On Kawara, the Date as a Work of Art

On January 4, 1966, On Kawara paints a canvas.

Grey-green background, white letters, rigorous typography: JAN. 4, 1966. Nothing else. No composition, no expressive gesture, no visible signature. Just the day’s date, hand-painted with almost mechanical precision. He stores the canvas in a custom-made cardboard box, lined with a page from the local newspaper of the same day.

He would start again the next day. And the day after. For 48 years.

The series is called “Today”. It comprises several thousand canvases, spread over nearly five decades, in dozens of different countries. On Kawara travelled a lot… and wherever he was, he painted the date. Always the same format, always the same typography, always in the language of the country where he found himself. If the canvas wasn’t finished before midnight, he destroyed it. Without exception. The rule was absolute.

What could seem repetitive, mechanical, almost absurd… becomes, as you look at the whole, something profoundly moving. Each canvas is a proof of existence. On that day, On Kawara was alive. He was somewhere. He had painted. The date is not the subject of the work… it is the work itself. Time is not represented. It is captured.

In parallel, he sent telegrams to friends and acquaintances. Invariable text: “I AM STILL ALIVE.” No punctuation, no signature. Just the raw fact, repeated, obstinate… as if confirming it each day were a necessity as much as a performance.

What On Kawara understood, and what OuViePo seeks to convey in its own way, is that regularity is an art form in its own right. Not regularity as forced discipline, as professional obligation or as comfortable routine… but regularity chosen, assumed, transformed into protocol. Doing the same thing every day, with the same rigour, knowing that it is the accumulation that creates the work and not the isolated gesture.

An infinite-duration OuViePo constraint works exactly like that. Photographing the sky every morning from your window. Writing a sentence every evening about what you noticed.
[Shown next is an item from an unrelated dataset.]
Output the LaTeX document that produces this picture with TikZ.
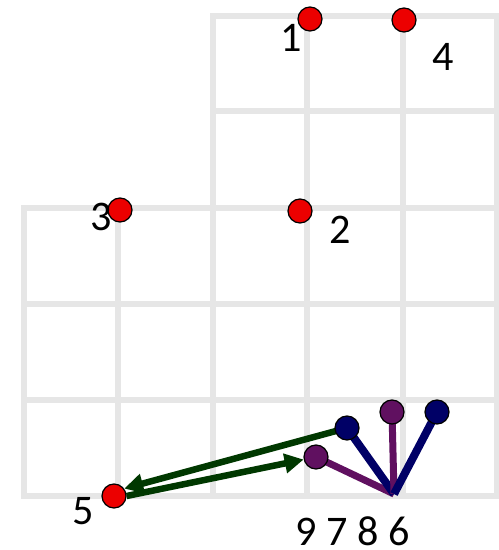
\documentclass[tikz,border=0pt]{standalone}
\usepackage{fontspec}
\setmainfont{Carlito}
\usetikzlibrary{arrows.meta}
\pgfdeclarelayer{gridlayer}
\pgfdeclarelayer{linelayer}
\pgfsetlayers{gridlayer,linelayer,main}
\definecolor{gridgray}{RGB}{230,230,230}
\definecolor{ptred}{RGB}{236,0,0}
\definecolor{navyc}{RGB}{0,0,102}
\definecolor{purplec}{RGB}{96,16,96}
\definecolor{greenc}{RGB}{0,56,0}
\tikzset{
  gridline/.style={draw=gridgray, line width=0.12cm, line cap=rect},
  dot/.style={circle, draw=black, line width=0.7pt, minimum size=0.48cm, inner sep=0pt},
  redpt/.style={dot, fill=ptred},
  navypt/.style={dot, fill=navyc},
  purplept/.style={dot, fill=purplec},
  lbl/.style={inner sep=0pt, font=\fontsize{24}{28}\selectfont},
  navyline/.style={draw=navyc, line width=0.16cm},
  purpleline/.style={draw=purplec, line width=0.14cm},
  greenarrow/.style={draw=greenc, line width=0.13cm, -{Triangle[length=0.38cm,width=0.38cm]}}
}
\begin{document}
\begin{tikzpicture}[x=0.02cm,y=-0.02cm]
\useasboundingbox (0,0) rectangle (498,550);
\begin{pgfonlayer}{gridlayer}
  % horizontal lines
  \draw[gridline] (213,16) -- (497,16);
  \draw[gridline] (213,111) -- (497,111);
  \draw[gridline] (24,208) -- (497,208);
  \draw[gridline] (24,304) -- (497,304);
  \draw[gridline] (24,400) -- (497,400);
  \draw[gridline] (24,496) -- (497,496);
  % vertical lines
  \draw[gridline] (24,208) -- (24,496);
  \draw[gridline] (118,208) -- (118,496);
  \draw[gridline] (213,16) -- (213,496);
  \draw[gridline] (307,16) -- (307,496);
  \draw[gridline] (403,16) -- (403,496);
  \draw[gridline] (497,16) -- (497,496);
\end{pgfonlayer}

% red points
\node[redpt] (p1) at (310,19) {};
\node[redpt] (p4) at (404,20) {};
\node[redpt] (p3) at (120,210) {};
\node[redpt] (p2) at (300,211) {};
\node[redpt] (p5) at (114,496) {};

% fan points
\coordinate (apex) at (394,494);
\node[purplept] (q9) at (316,457) {};
\node[navypt] (q7) at (347,428) {};
\node[purplept] (q8) at (392,412) {};
\node[navypt] (q6) at (437,412) {};

\begin{pgfonlayer}{linelayer}
  \draw[purpleline] (apex) -- (q9.center);
  \draw[navyline] (apex) -- (q7.center);
  \draw[purpleline] (apex) -- (q8.center);
  \draw[navyline] (apex) -- (q6.center);
  \draw[greenarrow] (q7.center) -- (p5.36);
  \draw[greenarrow] (p5.east) -- (q9);
\end{pgfonlayer}

% labels
\node[lbl] (l1) at (291,38) {1};
\node[lbl] (l4) at (443,57) {4};
\node[lbl] (l3) at (101,217) {3};
\node[lbl] (l2) at (340,230) {2};
\node[lbl] (l5) at (83,511) {5};
\node[lbl] (lbottom) at (353,531) {9 7 8 6};
\end{tikzpicture}
\end{document}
Counting the steps between home and work. Taken in isolation, these gestures are worth nothing. Accumulated over weeks, months, years… they become a portrait of existence that nothing else could produce.

On Kawara died on July 10, 2014. We don’t know if a canvas was started that day. We don’t know if it was finished before midnight. We don’t know if it exists somewhere in a cardboard box lined with a Tokyo newspaper.

What we do know is that the next day, for the first time in 48 years, there was no date to paint.